Work to be completed: Return the material exactly as supplied, apart from the pictures, which are omitted.

Source excerpt:
--- Begin ---

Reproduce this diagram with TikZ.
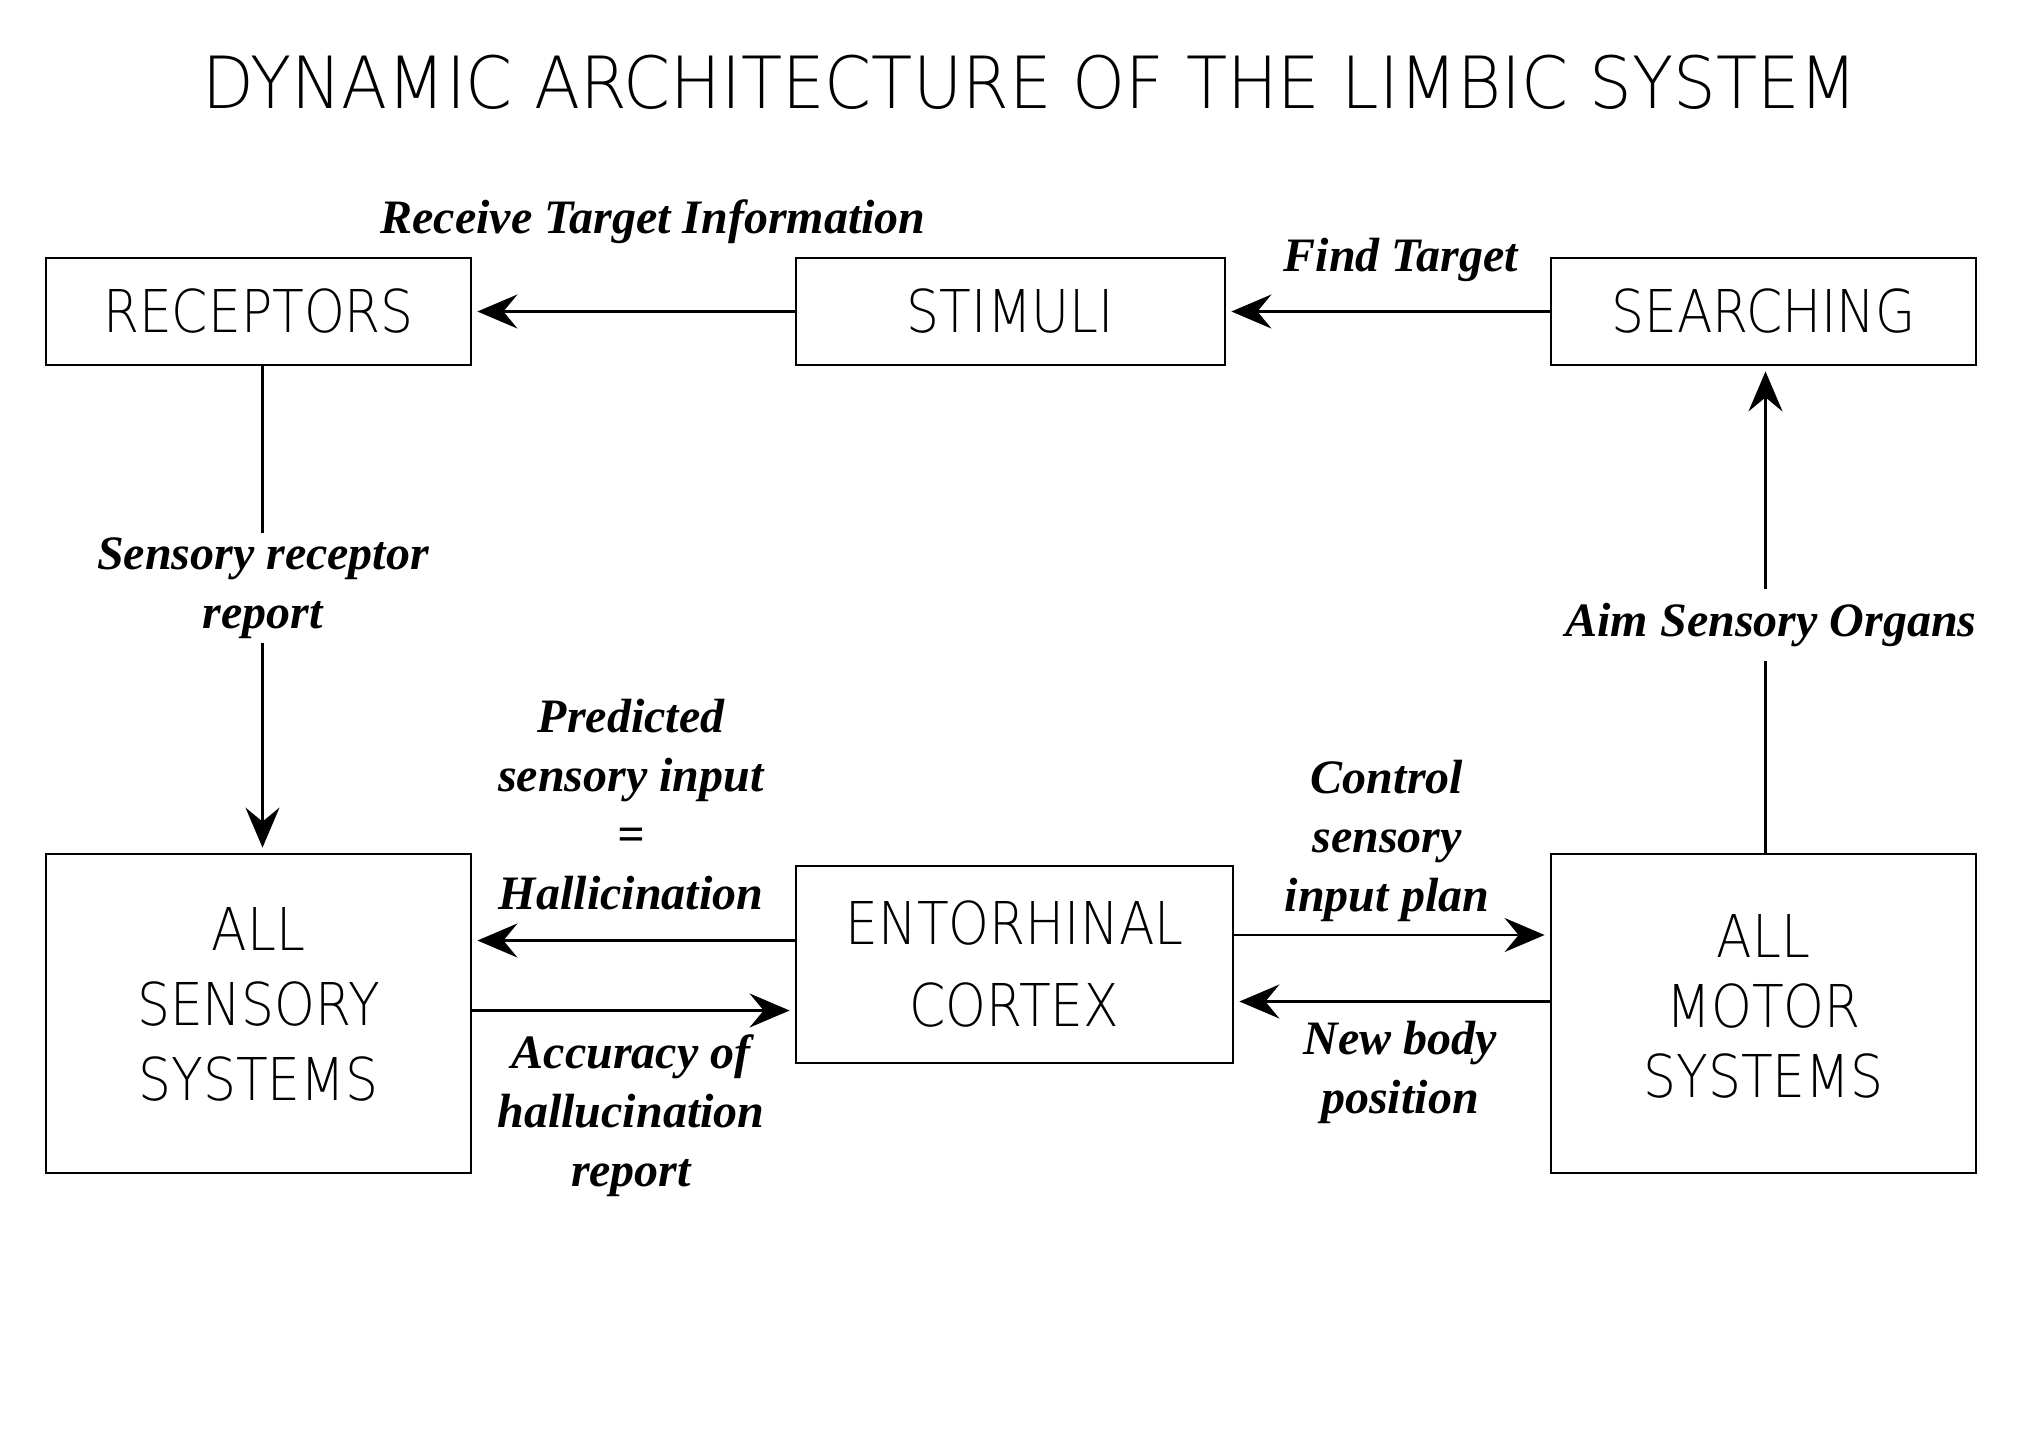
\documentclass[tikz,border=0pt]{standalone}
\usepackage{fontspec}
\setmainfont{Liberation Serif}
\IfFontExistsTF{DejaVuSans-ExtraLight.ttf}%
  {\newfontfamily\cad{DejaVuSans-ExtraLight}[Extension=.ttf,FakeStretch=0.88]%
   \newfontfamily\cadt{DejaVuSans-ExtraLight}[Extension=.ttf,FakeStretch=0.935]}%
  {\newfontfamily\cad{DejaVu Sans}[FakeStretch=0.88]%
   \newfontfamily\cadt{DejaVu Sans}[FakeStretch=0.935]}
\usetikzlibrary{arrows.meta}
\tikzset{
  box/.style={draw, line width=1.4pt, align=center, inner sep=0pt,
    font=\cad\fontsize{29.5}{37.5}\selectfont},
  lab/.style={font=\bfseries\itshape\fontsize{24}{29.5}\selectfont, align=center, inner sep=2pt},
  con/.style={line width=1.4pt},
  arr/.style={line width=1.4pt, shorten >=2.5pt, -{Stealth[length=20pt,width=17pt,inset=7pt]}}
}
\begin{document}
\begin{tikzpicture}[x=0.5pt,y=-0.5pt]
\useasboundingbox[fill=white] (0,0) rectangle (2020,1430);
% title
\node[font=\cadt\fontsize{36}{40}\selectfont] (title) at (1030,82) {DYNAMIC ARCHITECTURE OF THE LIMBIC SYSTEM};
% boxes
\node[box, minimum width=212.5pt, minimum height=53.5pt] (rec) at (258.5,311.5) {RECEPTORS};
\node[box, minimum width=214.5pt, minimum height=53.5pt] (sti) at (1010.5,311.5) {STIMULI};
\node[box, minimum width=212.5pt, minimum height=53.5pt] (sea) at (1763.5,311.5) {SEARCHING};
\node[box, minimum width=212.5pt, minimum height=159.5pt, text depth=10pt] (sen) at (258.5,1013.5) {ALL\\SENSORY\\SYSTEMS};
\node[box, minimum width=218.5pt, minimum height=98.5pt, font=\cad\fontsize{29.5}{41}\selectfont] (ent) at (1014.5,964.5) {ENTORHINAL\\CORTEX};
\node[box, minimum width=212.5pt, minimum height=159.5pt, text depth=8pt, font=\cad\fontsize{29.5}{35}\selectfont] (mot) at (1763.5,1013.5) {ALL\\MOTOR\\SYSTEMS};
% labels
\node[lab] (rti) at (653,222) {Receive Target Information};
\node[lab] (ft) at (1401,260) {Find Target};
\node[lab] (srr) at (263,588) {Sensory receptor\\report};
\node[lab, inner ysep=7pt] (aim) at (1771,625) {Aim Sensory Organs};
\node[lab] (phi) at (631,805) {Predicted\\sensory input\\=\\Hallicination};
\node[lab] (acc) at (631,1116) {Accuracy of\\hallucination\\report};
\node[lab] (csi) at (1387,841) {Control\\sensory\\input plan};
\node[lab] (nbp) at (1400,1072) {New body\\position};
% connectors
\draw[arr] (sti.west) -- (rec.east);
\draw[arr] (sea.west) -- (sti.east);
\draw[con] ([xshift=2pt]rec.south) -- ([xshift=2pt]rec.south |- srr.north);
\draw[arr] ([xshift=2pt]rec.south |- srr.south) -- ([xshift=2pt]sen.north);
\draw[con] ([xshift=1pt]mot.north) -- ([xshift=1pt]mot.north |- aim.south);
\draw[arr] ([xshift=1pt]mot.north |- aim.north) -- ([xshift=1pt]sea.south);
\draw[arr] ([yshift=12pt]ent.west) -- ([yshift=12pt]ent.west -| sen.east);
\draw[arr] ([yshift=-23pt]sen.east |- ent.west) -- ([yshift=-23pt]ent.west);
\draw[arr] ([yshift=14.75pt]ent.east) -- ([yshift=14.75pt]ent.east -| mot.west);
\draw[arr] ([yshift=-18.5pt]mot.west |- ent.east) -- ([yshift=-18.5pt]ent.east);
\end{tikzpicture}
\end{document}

--- End ---

Result of the exercise:
Reproduce this diagram with TikZ.
\documentclass[tikz,border=0pt]{standalone}
\usepackage{fontspec}
\setmainfont{Liberation Serif}
\IfFontExistsTF{DejaVuSans-ExtraLight.ttf}%
  {\newfontfamily\cad{DejaVuSans-ExtraLight}[Extension=.ttf,FakeStretch=0.88]%
   \newfontfamily\cadt{DejaVuSans-ExtraLight}[Extension=.ttf,FakeStretch=0.935]}%
  {\newfontfamily\cad{DejaVu Sans}[FakeStretch=0.88]%
   \newfontfamily\cadt{DejaVu Sans}[FakeStretch=0.935]}
\usetikzlibrary{arrows.meta}
\tikzset{
  box/.style={draw, line width=1.4pt, align=center, inner sep=0pt,
    font=\cad\fontsize{29.5}{37.5}\selectfont},
  lab/.style={font=\bfseries\itshape\fontsize{24}{29.5}\selectfont, align=center, inner sep=2pt},
  con/.style={line width=1.4pt},
  arr/.style={line width=1.4pt, shorten >=2.5pt, -{Stealth[length=20pt,width=17pt,inset=7pt]}}
}
\begin{document}
\begin{tikzpicture}[x=0.5pt,y=-0.5pt]
\useasboundingbox[fill=white] (0,0) rectangle (2020,1430);
% title
\node[font=\cadt\fontsize{36}{40}\selectfont] (title) at (1030,82) {DYNAMIC ARCHITECTURE OF THE LIMBIC SYSTEM};
% boxes
\node[box, minimum width=212.5pt, minimum height=53.5pt] (rec) at (258.5,311.5) {RECEPTORS};
\node[box, minimum width=214.5pt, minimum height=53.5pt] (sti) at (1010.5,311.5) {STIMULI};
\node[box, minimum width=212.5pt, minimum height=53.5pt] (sea) at (1763.5,311.5) {SEARCHING};
\node[box, minimum width=212.5pt, minimum height=159.5pt, text depth=10pt] (sen) at (258.5,1013.5) {ALL\\SENSORY\\SYSTEMS};
\node[box, minimum width=218.5pt, minimum height=98.5pt, font=\cad\fontsize{29.5}{41}\selectfont] (ent) at (1014.5,964.5) {ENTORHINAL\\CORTEX};
\node[box, minimum width=212.5pt, minimum height=159.5pt, text depth=8pt, font=\cad\fontsize{29.5}{35}\selectfont] (mot) at (1763.5,1013.5) {ALL\\MOTOR\\SYSTEMS};
% labels
\node[lab] (rti) at (653,222) {Receive Target Information};
\node[lab] (ft) at (1401,260) {Find Target};
\node[lab] (srr) at (263,588) {Sensory receptor\\report};
\node[lab, inner ysep=7pt] (aim) at (1771,625) {Aim Sensory Organs};
\node[lab] (phi) at (631,805) {Predicted\\sensory input\\=\\Hallicination};
\node[lab] (acc) at (631,1116) {Accuracy of\\hallucination\\report};
\node[lab] (csi) at (1387,841) {Control\\sensory\\input plan};
\node[lab] (nbp) at (1400,1072) {New body\\position};
% connectors
\draw[arr] (sti.west) -- (rec.east);
\draw[arr] (sea.west) -- (sti.east);
\draw[con] ([xshift=2pt]rec.south) -- ([xshift=2pt]rec.south |- srr.north);
\draw[arr] ([xshift=2pt]rec.south |- srr.south) -- ([xshift=2pt]sen.north);
\draw[con] ([xshift=1pt]mot.north) -- ([xshift=1pt]mot.north |- aim.south);
\draw[arr] ([xshift=1pt]mot.north |- aim.north) -- ([xshift=1pt]sea.south);
\draw[arr] ([yshift=12pt]ent.west) -- ([yshift=12pt]ent.west -| sen.east);
\draw[arr] ([yshift=-23pt]sen.east |- ent.west) -- ([yshift=-23pt]ent.west);
\draw[arr] ([yshift=14.75pt]ent.east) -- ([yshift=14.75pt]ent.east -| mot.west);
\draw[arr] ([yshift=-18.5pt]mot.west |- ent.east) -- ([yshift=-18.5pt]ent.east);
\end{tikzpicture}
\end{document}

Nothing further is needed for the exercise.